Entries with chart source code:
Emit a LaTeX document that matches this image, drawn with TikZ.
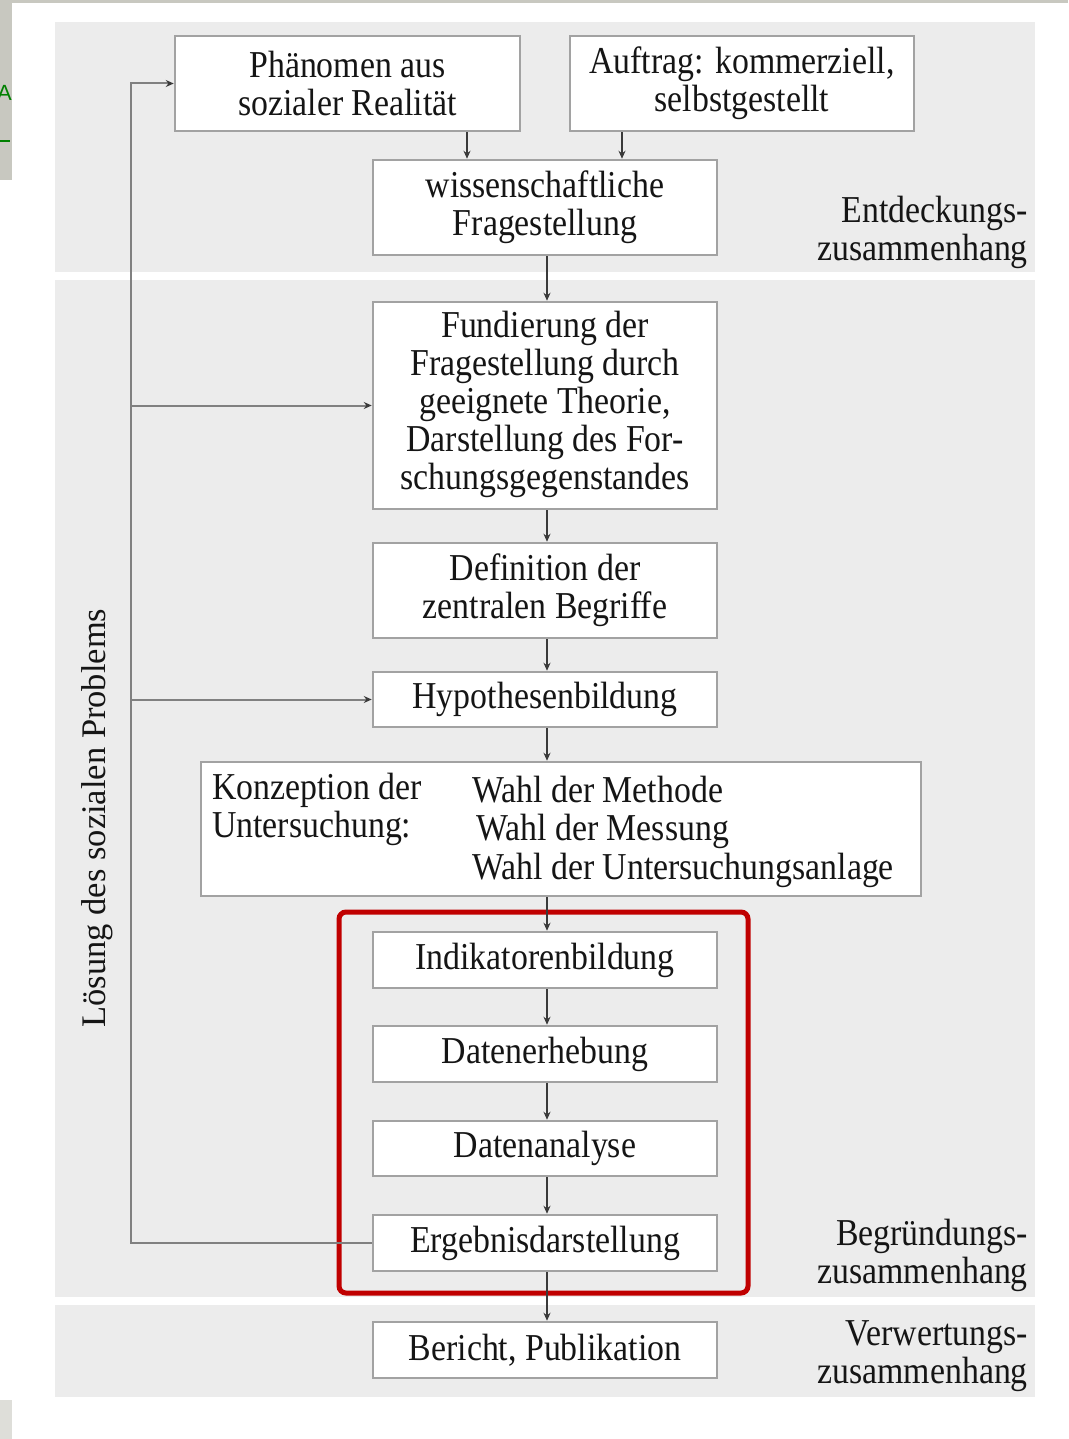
\documentclass[tikz,border=0pt]{standalone}
\usepackage{fontspec}
\setmainfont[FakeStretch=0.89]{Liberation Serif}
\newfontfamily\rotfont{Liberation Serif}
\newfontfamily\uifont{Liberation Sans}
\usetikzlibrary{arrows.meta,calc}
\definecolor{panel}{HTML}{ECECEC}
\definecolor{boxline}{HTML}{A2A2A2}
\definecolor{txt}{HTML}{151515}
\definecolor{conn}{HTML}{3A3A3A}
\definecolor{loop}{HTML}{808080}
\definecolor{redframe}{HTML}{C00000}
\definecolor{uigray}{HTML}{C8C8C0}
\definecolor{uigreen}{HTML}{008000}
\tikzset{
  stepbox/.style={draw=boxline, line width=2.5pt, fill=white, inner sep=0pt,
    minimum width=344pt, text=txt, align=center,
    font=\fontsize{38}{38}\selectfont},
  sidelabel/.style={anchor=east, align=right, text=txt, inner sep=0pt,
    font=\fontsize{38}{38}\selectfont},
  plain/.style={text=txt, inner sep=0pt, anchor=west,
    font=\fontsize{38}{38}\selectfont},
  arr/.style={draw=conn, line width=1.6pt, -{Stealth[length=8pt,width=7pt]}},
  looparr/.style={draw=loop, line width=2pt, -{Stealth[length=8pt,width=7pt,color=conn]}},
  loopline/.style={draw=loop, line width=2pt}
}
\begin{document}
\begin{tikzpicture}[x=1pt,y=-1pt]
\useasboundingbox (0,0) rectangle (1068,1439);
\fill[white] (0,0) rectangle (1068,1439);
% screenshot edge artifacts
\fill[uigray] (0,0) rectangle (1068,3);
\fill[uigray] (0,0) rectangle (12,180);
\fill[uigray!60] (0,1400) rectangle (12,1439);
\node[anchor=west, inner sep=0pt, text=uigreen, font=\uifont\fontsize{22}{22}\selectfont] (uiA) at (-3,93) {A};
\draw[uigreen, line width=1.5pt] (0,141) -- (10,141);
% panels
\fill[panel] (55,22) rectangle (1035,272);
\fill[panel] (55,280) rectangle (1035,1297);
\fill[panel] (55,1305) rectangle (1035,1397);
% red frame
\draw[redframe, line width=5pt, rounded corners=7pt] (339,912) rectangle (748,1293);
% boxes
\node[stepbox, minimum width=345pt, minimum height=95pt] (phen) at (347.5,83.5) {Phänomen aus\\sozialer Realität};
\node[stepbox, minimum width=344pt, minimum height=95pt] (auft) at (742,83.5) {Auftrag: kommerziell,\\selbstgestellt};
\node[stepbox, minimum height=95pt] (wiss) at (545,207.5) {wissenschaftliche\\Fragestellung};
\node[stepbox, minimum height=207pt] (fund) at (545,405.5) {\raisebox{-3pt}{\begin{tabular}{@{}c@{}}Fundierung der\\Fragestellung durch\\geeignete Theorie,\\Darstellung des For-\\schungsgegenstandes\end{tabular}}};
\node[stepbox, minimum height=95pt] (defi) at (545,590.5) {Definition der\\zentralen Begriffe};
\node[stepbox, minimum height=55pt] (hypo) at (545,699.5) {Hypothesenbildung};
\node[stepbox, minimum width=720pt, minimum height=134pt] (konz) at (561,829) {};
\node[plain] (konzL) at (212,811) {\begin{tabular}{@{}l@{}}Konzeption der\\[0pt]Untersuchung:\end{tabular}};
\node[plain, anchor=base west] (konzR1) at (472,802) {Wahl der Methode};
\node[plain, anchor=base west] (konzR2) at (476,840) {Wahl der Messung};
\node[plain, anchor=base west] (konzR3) at (472,879) {Wahl der Untersuchungsanlage};
\node[stepbox, minimum height=56pt] (indi) at (545,960) {Indikatorenbildung};
\node[stepbox, minimum height=56pt] (dater) at (545,1054) {Datenerhebung};
\node[stepbox, minimum height=55pt] (datan) at (545,1148.5) {Datenanalyse};
\node[stepbox, minimum height=56pt] (ergeb) at (545,1243) {Ergebnisdarstellung};
\node[stepbox, minimum height=56pt] (ber) at (545,1350) {Bericht, Publikation};
% side labels
\node[sidelabel] (entd) at (1028,232) {Entdeckungs-\\zusammenhang};
\node[sidelabel] (begr) at (1028,1255) {Begründungs-\\zusammenhang};
\node[sidelabel] (verw) at (1028,1356) {Verwertungs-\\zusammenhang};
\node[rotate=90, text=txt, inner sep=0pt, font=\rotfont\fontsize{34.5}{34.5}\selectfont] (loes) at (97,818) {Lösung des sozialen Problems};
% connectors
\coordinate (c1) at (467,0);
\coordinate (c2) at (622,0);
\coordinate (cm) at (547,0);
\coordinate (lx) at (131,0);
\draw[arr] (phen.south -| c1) -- (wiss.north -| c1);
\draw[arr] (auft.south -| c2) -- (wiss.north -| c2);
\draw[arr] (wiss.south -| cm) -- (fund.north -| cm);
\draw[arr] (fund.south -| cm) -- (defi.north -| cm);
\draw[arr] (defi.south -| cm) -- (hypo.north -| cm);
\draw[arr] (hypo.south -| cm) -- (konz.north -| cm);
\draw[arr] (konz.south -| cm) -- (indi.north -| cm);
\draw[arr] (indi.south -| cm) -- (dater.north -| cm);
\draw[arr] (dater.south -| cm) -- (datan.north -| cm);
\draw[arr] (datan.south -| cm) -- (ergeb.north -| cm);
\draw[arr] (ergeb.south -| cm) -- (ber.north -| cm);
% feedback loop
\draw[looparr] (ergeb.west) -- (ergeb.west -| lx) -- (phen.west -| lx) -- (phen.west);
\draw[looparr] (fund.west -| lx) -- (fund.west);
\draw[looparr] (hypo.west -| lx) -- (hypo.west);
\end{tikzpicture}
\end{document}
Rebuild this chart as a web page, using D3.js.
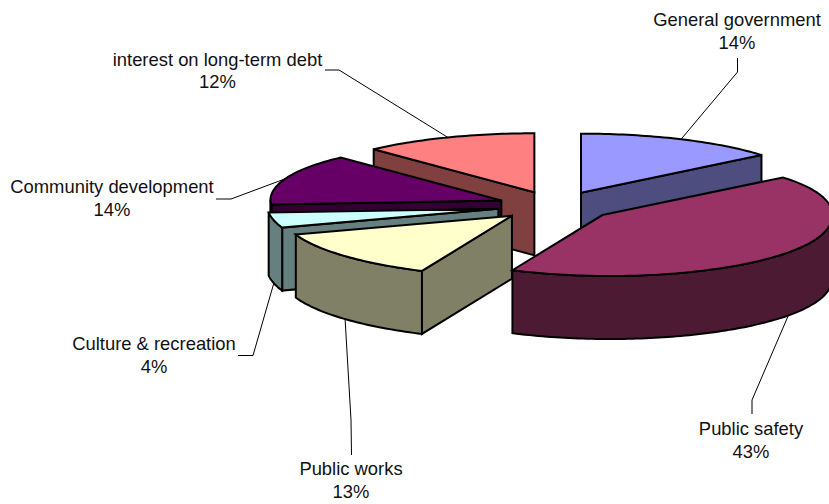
<!DOCTYPE html>
<html>
<head>
<meta charset="utf-8">
<style>
  html, body { margin: 0; padding: 0; background: #fff; }
  svg { display: block; }
  text { font-family: "Liberation Sans", Arial, sans-serif; font-size: 18.4px; fill: #111; text-anchor: middle; }
</style>
<script src="https://cdn.jsdelivr.net/npm/d3@7"></script>
</head>
<body>
<svg id="chart" width="829" height="504"></svg>
<script>
// Spending shares, clockwise from twelve o'clock
const categories = ["General government", "Public safety", "Public works",
                    "Culture & recreation", "Community development", "interest on long-term debt"];
const shares = [14, 43, 13, 4, 14, 12];
const topColors = ["#9999FF", "#993366", "#FFFFCC", "#CCFFFF", "#660066", "#FF8080"];
const wallColors = ["#4D4D80", "#4D1A33", "#808066", "#668080", "#330033", "#804040"];

// Disc geometry of the tilted pie
const centre = { x: 556, y: 206 };
const rx = 235, ry = 59, depth = 63, explode = 0.25;

// Label layout: centre and baseline of each caption, then the leader elbow and its free end
const labelX = [737, 751, 351, 154, 112, 217.5];
const labelY = [26, 435, 475, 350, 193, 65.5];
const elbows = [[737.5, 72], [752, 400], [351, 420], [253, 355.5], [231, 199], [339, 70]];
const leaderEnds = [[737.5, 58], [752, 414], [351.5, 455], [238, 355.5], [216, 199], [325, 70]];

// Back-to-front order of the slices
const paintOrder = [5, 0, 4, 3, 2, 1];

const svg = d3.select("#chart");
const arcs = d3.pie().sort(null).value(d => d).startAngle(0).endAngle(2 * Math.PI)(shares);
const line = d3.line();

// Where each slice's apex lands once it is pulled out along its mid-angle
function apexOf(d) {
  const mid = (d.startAngle + d.endAngle) / 2;
  return [centre.x + explode * rx * Math.sin(mid), centre.y - explode * ry * Math.cos(mid)];
}

// Rim point for an angle, with a small perspective skew toward the near left of the disc
function rimPoint(cx, cy, a) {
  const s = Math.sin(a), c = Math.cos(a);
  const near = Math.max(0, -c), left = Math.max(0, -s), right = Math.max(0, s);
  return [cx + rx * s + 7.8 * near * (1 - s) + 4 * Math.pow(left, 8) - 5 * Math.pow(right, 8),
          cy - ry * c + 2 * near];
}

// Sample the rim between two angles
function rim(cx, cy, a0, a1) {
  const n = Math.max(2, Math.ceil(Math.abs(a1 - a0) / 0.02));
  return d3.range(n + 1).map(i => rimPoint(cx, cy, a0 + (a1 - a0) * i / n));
}
const drop = pts => pts.map(([x, y]) => [x, y + depth]);
const closed = pts => line(pts) + "Z";

function drawSlice(i) {
  const { startAngle: a0, endAngle: a1 } = arcs[i];
  const [ax, ay] = apexOf(arcs[i]);
  const g = svg.append("g").attr("class", "slice");
  const wall = pts => g.append("path").attr("d", closed(pts))
    .attr("fill", wallColors[i]).attr("stroke", "#000").attr("stroke-width", 2).attr("stroke-linejoin", "miter");

  // Radial side walls that face the viewer
  if (Math.sin(a0) < -1e-6) {
    const edge = [[ax, ay], rimPoint(ax, ay, a0)];
    wall([...edge, ...drop(edge).reverse()]);
  }
  if (Math.sin(a1) > 1e-6) {
    const edge = [[ax, ay], rimPoint(ax, ay, a1)];
    wall([...edge, ...drop(edge).reverse()]);
  }

  // Outer curved wall on the near half of the disc
  const lo = Math.max(a0, Math.PI / 2), hi = Math.min(a1, 3 * Math.PI / 2);
  if (hi > lo) {
    const arc = rim(ax, ay, lo, hi);
    wall([...arc, ...drop(arc).reverse()]);
  }

  // Top face
  g.append("path").attr("d", closed([[ax, ay], ...rim(ax, ay, a0, a1)]))
    .attr("fill", topColors[i]).attr("stroke", "#000").attr("stroke-width", 2).attr("stroke-linejoin", "miter");
}

// Leader lines sit beneath the slices and start on the rim at each slice's mid-angle
arcs.forEach((d, i) => {
  const mid = (d.startAngle + d.endAngle) / 2;
  const [ax, ay] = apexOf(d);
  let p = rimPoint(ax, ay, mid);
  if (Math.cos(mid) < 0) p = [p[0], p[1] + depth];
  svg.append("path").attr("d", line([leaderEnds[i], elbows[i], p]))
    .attr("fill", "none").attr("stroke", "#000").attr("stroke-width", 1);
});

paintOrder.forEach(drawSlice);

// Captions: category name above its percentage
categories.forEach((name, i) => {
  const t = svg.append("text").attr("x", labelX[i]).attr("y", labelY[i]);
  t.append("tspan").attr("x", labelX[i]).text(name);
  t.append("tspan").attr("x", labelX[i]).attr("dy", 22.5).text(shares[i] + "%");
});
</script>
</body>
</html>
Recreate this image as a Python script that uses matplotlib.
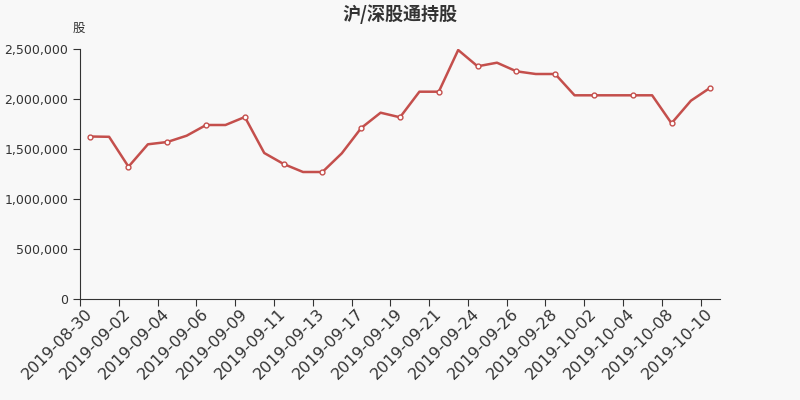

Exercise:
Print the line above containing "Rebuild this chart", the line containing "const rx = 235, ry", and everything between them, exactly as written. Pictures stay out.

Full solution:
Rebuild this chart as a web page, using D3.js.
<!DOCTYPE html>
<html>
<head>
<meta charset="utf-8">
<style>
  html, body { margin: 0; padding: 0; background: #fff; }
  svg { display: block; }
  text { font-family: "Liberation Sans", Arial, sans-serif; font-size: 18.4px; fill: #111; text-anchor: middle; }
</style>
<script src="https://cdn.jsdelivr.net/npm/d3@7"></script>
</head>
<body>
<svg id="chart" width="829" height="504"></svg>
<script>
// Spending shares, clockwise from twelve o'clock
const categories = ["General government", "Public safety", "Public works",
                    "Culture & recreation", "Community development", "interest on long-term debt"];
const shares = [14, 43, 13, 4, 14, 12];
const topColors = ["#9999FF", "#993366", "#FFFFCC", "#CCFFFF", "#660066", "#FF8080"];
const wallColors = ["#4D4D80", "#4D1A33", "#808066", "#668080", "#330033", "#804040"];

// Disc geometry of the tilted pie
const centre = { x: 556, y: 206 };
const rx = 235, ry = 59, depth = 63, explode = 0.25;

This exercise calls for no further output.